◆ THE TASK ◆
Start at the line where "Give me the" appears and end at the line where "20.2, 7.0, 17.3]" appears; repeat those lines exactly, both ends included, leaving pictures behind.

◆ TASK DATA ◆
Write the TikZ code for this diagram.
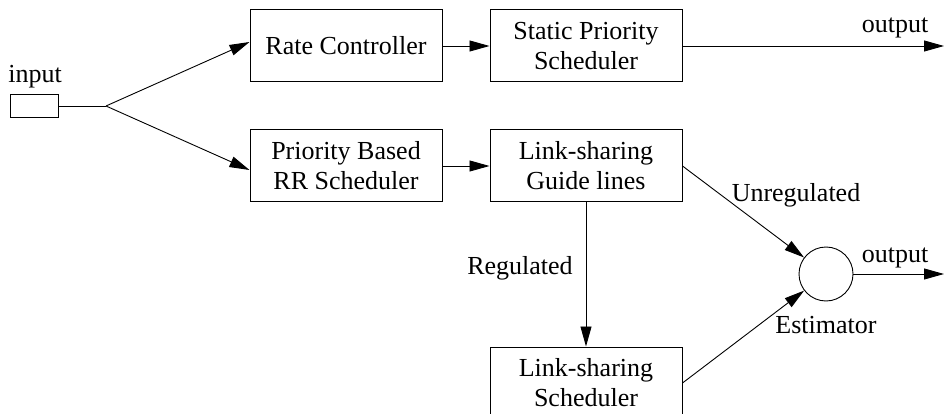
\documentclass[tikz,border=0pt]{standalone}
\usepackage{fontspec}
\setmainfont{Liberation Serif}
\usetikzlibrary{arrows.meta}
\newcommand{\diagfont}{\fontsize{26}{30}\selectfont}
\tikzset{
  blk/.style={draw, line width=1pt, minimum width=192pt, minimum height=72pt,
              inner sep=0pt, align=center, font=\diagfont},
  conn/.style={line width=0.9pt, -{Triangle[length=20pt,width=11pt]}},
  plain/.style={line width=0.9pt},
  lbl/.style={font=\diagfont, inner sep=0pt, anchor=base}
}
\begin{document}
\begin{tikzpicture}[x=1pt, y=-1pt]
  \useasboundingbox (0,0) rectangle (945,414);
  \clip (0,0) rectangle (945,414);

  % input stub and branch point
  \node[draw, line width=0.9pt, minimum width=48pt, minimum height=23pt, inner sep=0pt] (in) at (34,106) {};
  \node[lbl] (inlbl) at (35,83) {input};
  \coordinate (j) at (106,106);

  % processing blocks
  \node[blk] (rc) at (346,46) {Rate Controller};
  \node[blk] (sp) at (586,46) {Static Priority\\Scheduler};
  \node[blk] (pb) at (346,166) {Priority Based\\RR Scheduler};
  \node[blk] (lg) at (586,166) {Link-sharing\\Guide lines};
  \node[blk] (ls) at (586,383) {Link-sharing\\Scheduler};

  % estimator
  \node[draw, circle, line width=0.9pt, minimum size=54pt, inner sep=0pt] (est) at (826,274) {};

  % free ends of the outputs
  \coordinate (o1) at (944,46);
  \coordinate (o2) at (944,274);

  % connectors
  \draw[plain] (in.east) -- (j);
  \draw[conn] (j) -- ([yshift=4pt]rc.west);
  \draw[conn] (j) -- ([yshift=-4pt]pb.west);
  \draw[conn] (rc.east) -- (sp.west);
  \draw[conn] (pb.east) -- (lg.west);
  \draw[conn] (sp.east) -- (o1);
  \draw[conn] (lg.south) -- (ls.north);
  \draw[conn] (lg.east) -- (est);
  \draw[conn] (ls.east) -- (est);
  \draw[conn] (est.east) -- (o2);

  % labels
  \node[lbl] (out1) at (895,33) {output};
  \node[lbl] (out2) at (895,262) {output};
  \node[lbl] (unreg) at (796,202) {Unregulated};
  \node[lbl] (reg) at (520,274) {Regulated};
  \node[lbl] (estl) at (826,333) {Estimator};
\end{tikzpicture}
\end{document}
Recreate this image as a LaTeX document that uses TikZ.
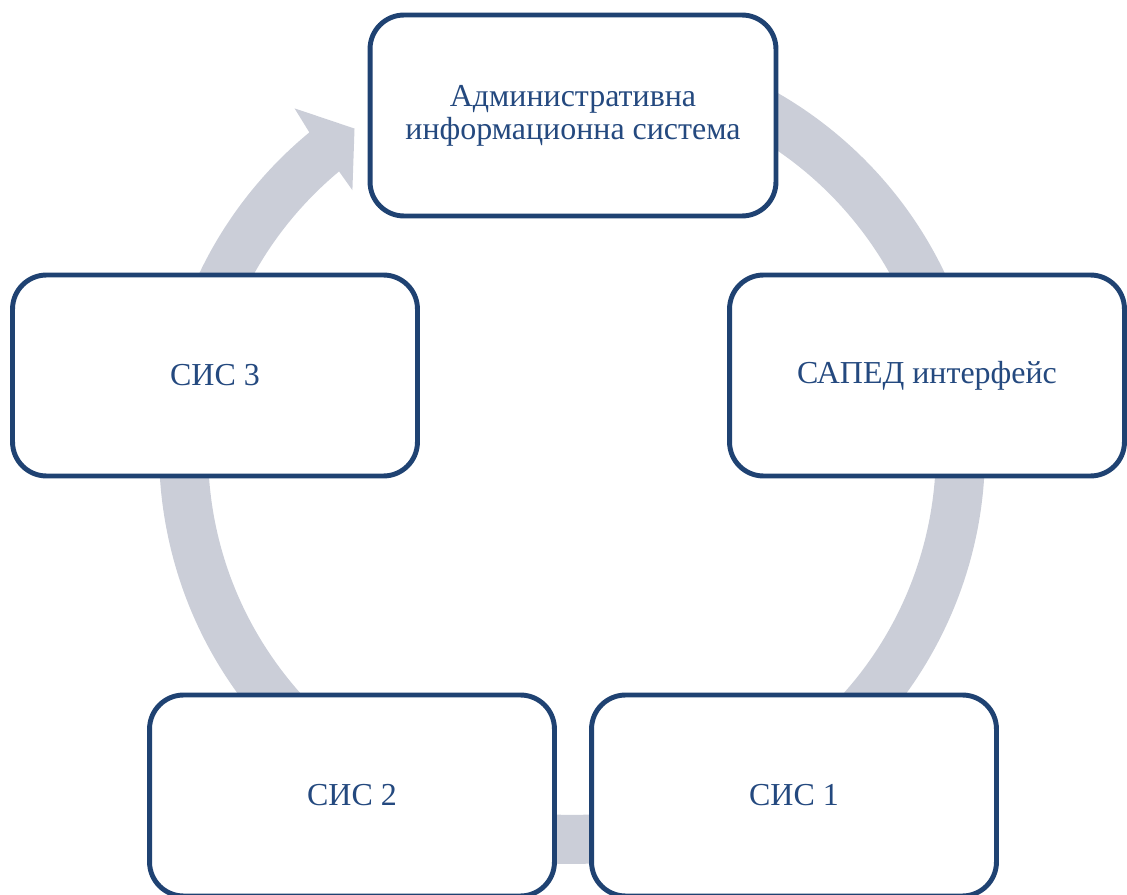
\documentclass[tikz,border=0pt]{standalone}
\usepackage{fontspec}
\setmainfont{Liberation Serif}
\definecolor{boxblue}{HTML}{1F4272}
\definecolor{txtblue}{HTML}{24497F}
\definecolor{ringgray}{HTML}{CBCED8}
\tikzset{
  cyclebox/.style={draw=boxblue, line width=2.8pt, fill=white, rounded corners=0.68cm,
    minimum height=4.02cm, inner sep=0pt, text=txtblue, align=center,
    font=\fontsize{18.2}{18.9}\selectfont},
}
\begin{document}
\begin{tikzpicture}[x=0.02cm,y=0.02cm]
\useasboundingbox (0,0) rectangle (1127,894);
\clip (0,0) rectangle (1127,894);
% ring arrow
\begin{scope}[shift={(572,443)}]
\fill[ringgray] (100:8.26cm) arc[start angle=100, end angle=-230.5, radius=8.26cm]
  -- (-231:8.82cm) -- (-236:7.78cm) -- (-229.9:6.82cm) -- (-230.2:7.28cm)
  arc[start angle=-230.2, end angle=100, radius=7.28cm] -- cycle;
\end{scope}
% boxes
\node[cyclebox, minimum width=8.12cm] (ais) at (573,778.5) {Административна\\информационна система};
\node[cyclebox, minimum width=7.9cm] (saped) at (927,518.5) {САПЕД интерфейс};
\node[cyclebox, minimum width=8.1cm] (sis1) at (794,98.5) {СИС 1};
\node[cyclebox, minimum width=8.1cm] (sis2) at (352,98.5) {СИС 2};
\node[cyclebox, minimum width=8.1cm] (sis3) at (215,518.5) {СИС 3};
\end{tikzpicture}
\end{document}
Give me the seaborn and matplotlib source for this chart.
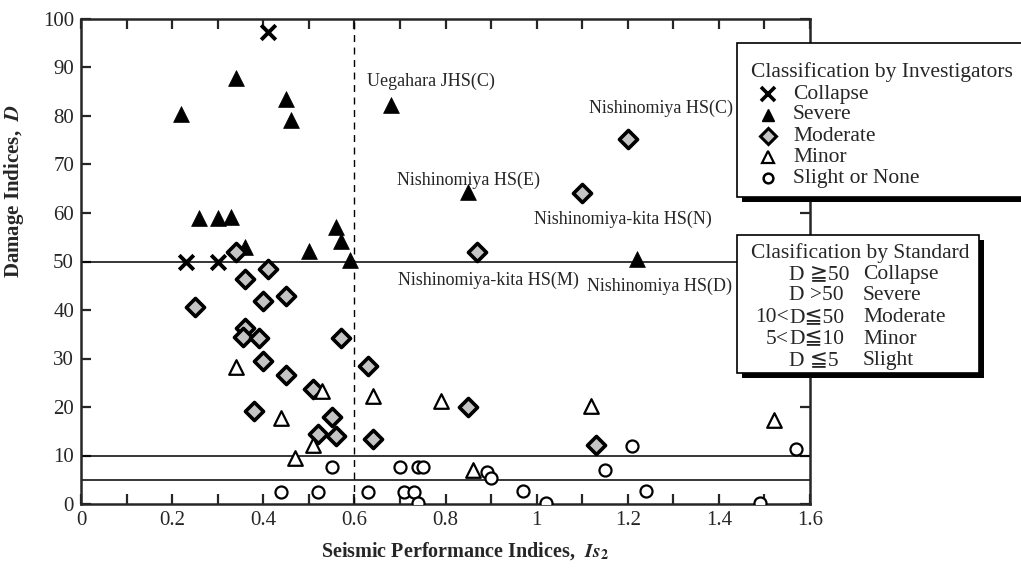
import pandas as pd
import matplotlib
matplotlib.use("Agg")
import matplotlib.pyplot as plt
import seaborn as sns
from matplotlib.patches import Rectangle
from matplotlib.lines import Line2D

# Damage data: (Is2, D) per class
collapse_x = [0.41, 0.23, 0.30]
collapse_y = [97.4, 50.0, 50.0]

severe_x = [0.22, 0.34, 0.45, 0.46, 0.68, 0.85, 0.26, 0.30, 0.33, 0.36, 0.50, 0.56, 0.57, 0.59, 1.22]
severe_y = [80.5, 87.8, 83.6, 79.2, 82.3, 64.4, 58.9, 59.0, 59.2, 53.0, 52.2, 57.2, 54.2, 50.3, 50.6]

moderate_x = [0.34, 0.41, 0.36, 0.40, 0.45, 0.25, 0.36, 0.355, 0.39, 0.57, 0.40, 0.45, 0.51,
              0.38, 0.55, 0.52, 0.56, 0.63, 0.64, 0.85, 1.13, 0.87, 1.10, 1.20]
moderate_y = [52.0, 48.4, 46.4, 41.9, 42.9, 40.6, 36.2, 34.4, 34.3, 34.3, 29.5, 26.5, 23.8,
              19.2, 17.9, 14.4, 14.0, 28.5, 13.5, 19.9, 12.2, 52.0, 64.1, 75.2]

minor_x = [0.34, 0.53, 0.44, 0.51, 0.47, 0.64, 0.79, 1.12, 0.86, 1.52]
minor_y = [28.2, 23.2, 17.7, 12.2, 9.4, 22.3, 21.2, 20.2, 7.0, 17.3]

slight_x = [0.55, 0.44, 0.52, 0.63, 0.70, 0.74, 0.75, 0.89, 0.90, 0.71, 0.73, 0.74,
            0.97, 1.02, 1.15, 1.21, 1.24, 1.49, 1.57]
slight_y = [7.6, 2.4, 2.4, 2.4, 7.6, 7.6, 7.6, 6.5, 5.4, 2.5, 2.5, 0.2,
            2.7, 0.2, 7.0, 12.0, 2.7, 0.3, 11.3]

# building names written next to some points
names = ["Uegahara JHS(C)", "Nishinomiya HS(E)", "Nishinomiya HS(C)",
         "Nishinomiya-kita HS(N)", "Nishinomiya-kita HS(M)", "Nishinomiya HS(D)"]
name_x = [0.628, 0.694, 1.115, 0.995, 0.695, 1.11]
name_y = [87.1, 66.8, 81.6, 58.6, 46.2, 44.9]

legend_labels = ["Collapse", "Severe", "Moderate", "Minor", "Slight or None"]
std_prefix = ["", "", "10<", "5<", ""]
std_core = ["D ≧50", "D >50", "D≦50", "D≦10", "D ≦5"]
std_word = ["Collapse", "Severe", "Moderate", "Minor", "Slight"]

sns.set_style("ticks")
serif = ["Liberation Serif", "DejaVu Serif", "DejaVu Sans"]
plt.rcParams["font.family"] = serif
plt.rcParams["mathtext.fontset"] = "stix"

W, H = 1021, 571
fig = plt.figure(figsize=(W / 100, H / 100), dpi=100)
ax = fig.add_axes([81 / W, 1 - 504 / H, (810 - 81) / W, (504 - 19) / H])

# reference lines
for yv in [50, 10, 5]:
    ax.axhline(yv, color="black", lw=1.1, zorder=1)
ax.axvline(0.6, color="black", lw=1.0, ls=(0, (5, 4)), zorder=1)

sns.scatterplot(x=collapse_x, y=collapse_y, ax=ax, marker="x", s=110,
                color="black", linewidth=2.8, zorder=3)
sns.scatterplot(x=severe_x, y=severe_y, ax=ax, marker="^", s=130,
                color="black", edgecolor="black", linewidth=0.5, zorder=3)
sns.scatterplot(x=moderate_x, y=moderate_y, ax=ax, marker="D", s=85,
                color="#c4c4c4", edgecolor="black", linewidth=2.6, zorder=3)
sns.scatterplot(x=minor_x, y=minor_y, ax=ax, marker="^", s=110,
                color="white", edgecolor="black", linewidth=1.6, zorder=3)
sns.scatterplot(x=slight_x, y=slight_y, ax=ax, marker="o", s=75,
                color="white", edgecolor="black", linewidth=1.6, zorder=3)

for t, xx, yy in zip(names, name_x, name_y):
    ax.text(xx, yy, t, fontsize=13, ha="left", va="center", zorder=4)

ax.set_xlim(0, 1.6)
ax.set_ylim(0, 100)
xt = [i / 10 for i in range(17)]
ax.set_xticks(xt)
ax.set_xticklabels([f"{v:g}" if i % 2 == 0 else "" for i, v in enumerate(xt)])
ax.set_yticks(range(0, 101, 10))
ax.tick_params(direction="in", length=7, width=1.6, labelsize=15, pad=5,
               top=True, right=True)
for sp in ax.spines.values():
    sp.set_linewidth(1.8)
    sp.set_visible(True)

ax.set_xlabel(r"Seismic Performance Indices,  $\mathbfit{Is}_{\mathbf{2}}$",
              fontsize=14.5, fontweight="bold")
ax.set_ylabel(r"Damage Indices,  $\mathbfit{D}$", fontsize=15, fontweight="bold")
ax.xaxis.set_label_coords(0.527, -0.075)
ax.yaxis.set_label_coords(-0.075, 0.645)


def fx(px):
    return px / W


def fy(py):
    return 1 - py / H


def box(x0, y0, x1, y1):
    sh = Rectangle((fx(x0 + 5), fy(y1 + 5)), fx(x1 - x0), (y1 - y0) / H,
                   transform=fig.transFigure, facecolor="black", edgecolor="none", zorder=5)
    bx = Rectangle((fx(x0), fy(y1)), fx(x1 - x0), (y1 - y0) / H,
                   transform=fig.transFigure, facecolor="white", edgecolor="black",
                   lw=1.2, zorder=6)
    fig.add_artist(sh)
    fig.add_artist(bx)


LFS = 15.5

# legend box: classification by investigators
box(737, 43, 1030, 197)
fig.text(fx(751), fy(72), "Classification by Investigators", fontsize=LFS,
         va="center", ha="left", zorder=8)
leg_styles = [
    dict(marker="x", markersize=10, markeredgewidth=2.6, color="black"),
    dict(marker="^", markersize=9, color="black"),
    dict(marker="D", markersize=8.5, markerfacecolor="#c4c4c4", markeredgecolor="black",
         markeredgewidth=2.2),
    dict(marker="^", markersize=8.5, markerfacecolor="white", markeredgecolor="black",
         markeredgewidth=1.6),
    dict(marker="o", markersize=7, markerfacecolor="white", markeredgecolor="black",
         markeredgewidth=1.8),
]
row_y = [94, 115, 136, 157, 178]
for lab, st, ry in zip(legend_labels, leg_styles, row_y):
    fig.add_artist(Line2D([fx(768)], [fy(ry)], transform=fig.transFigure,
                          linestyle="none", zorder=8, **st))
    fig.text(fx(793), fy(ry), lab, fontsize=LFS, va="center", ha="left", zorder=8)

# legend box: classification by standard
box(737, 235, 979, 373)
fig.text(fx(751), fy(253), "Clasification by Standard", fontsize=LFS,
         va="center", ha="left", zorder=8)
row_y2 = [275, 296, 318, 339, 361]
for pre, core, word, ry in zip(std_prefix, std_core, std_word, row_y2):
    if pre:
        fig.text(fx(789), fy(ry), pre, fontsize=LFS, va="center", ha="right", zorder=8)
    fig.text(fx(789), fy(ry), core, fontsize=LFS, va="center", ha="left", zorder=8)
    fig.text(fx(863), fy(ry), word, fontsize=LFS, va="center", ha="left", zorder=8)

fig.savefig("out.png", dpi=100)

◆ THE SOLUTION ◆
Give me the seaborn and matplotlib source for this chart.
import pandas as pd
import matplotlib
matplotlib.use("Agg")
import matplotlib.pyplot as plt
import seaborn as sns
from matplotlib.patches import Rectangle
from matplotlib.lines import Line2D

# Damage data: (Is2, D) per class
collapse_x = [0.41, 0.23, 0.30]
collapse_y = [97.4, 50.0, 50.0]

severe_x = [0.22, 0.34, 0.45, 0.46, 0.68, 0.85, 0.26, 0.30, 0.33, 0.36, 0.50, 0.56, 0.57, 0.59, 1.22]
severe_y = [80.5, 87.8, 83.6, 79.2, 82.3, 64.4, 58.9, 59.0, 59.2, 53.0, 52.2, 57.2, 54.2, 50.3, 50.6]

moderate_x = [0.34, 0.41, 0.36, 0.40, 0.45, 0.25, 0.36, 0.355, 0.39, 0.57, 0.40, 0.45, 0.51,
              0.38, 0.55, 0.52, 0.56, 0.63, 0.64, 0.85, 1.13, 0.87, 1.10, 1.20]
moderate_y = [52.0, 48.4, 46.4, 41.9, 42.9, 40.6, 36.2, 34.4, 34.3, 34.3, 29.5, 26.5, 23.8,
              19.2, 17.9, 14.4, 14.0, 28.5, 13.5, 19.9, 12.2, 52.0, 64.1, 75.2]

minor_x = [0.34, 0.53, 0.44, 0.51, 0.47, 0.64, 0.79, 1.12, 0.86, 1.52]
minor_y = [28.2, 23.2, 17.7, 12.2, 9.4, 22.3, 21.2, 20.2, 7.0, 17.3]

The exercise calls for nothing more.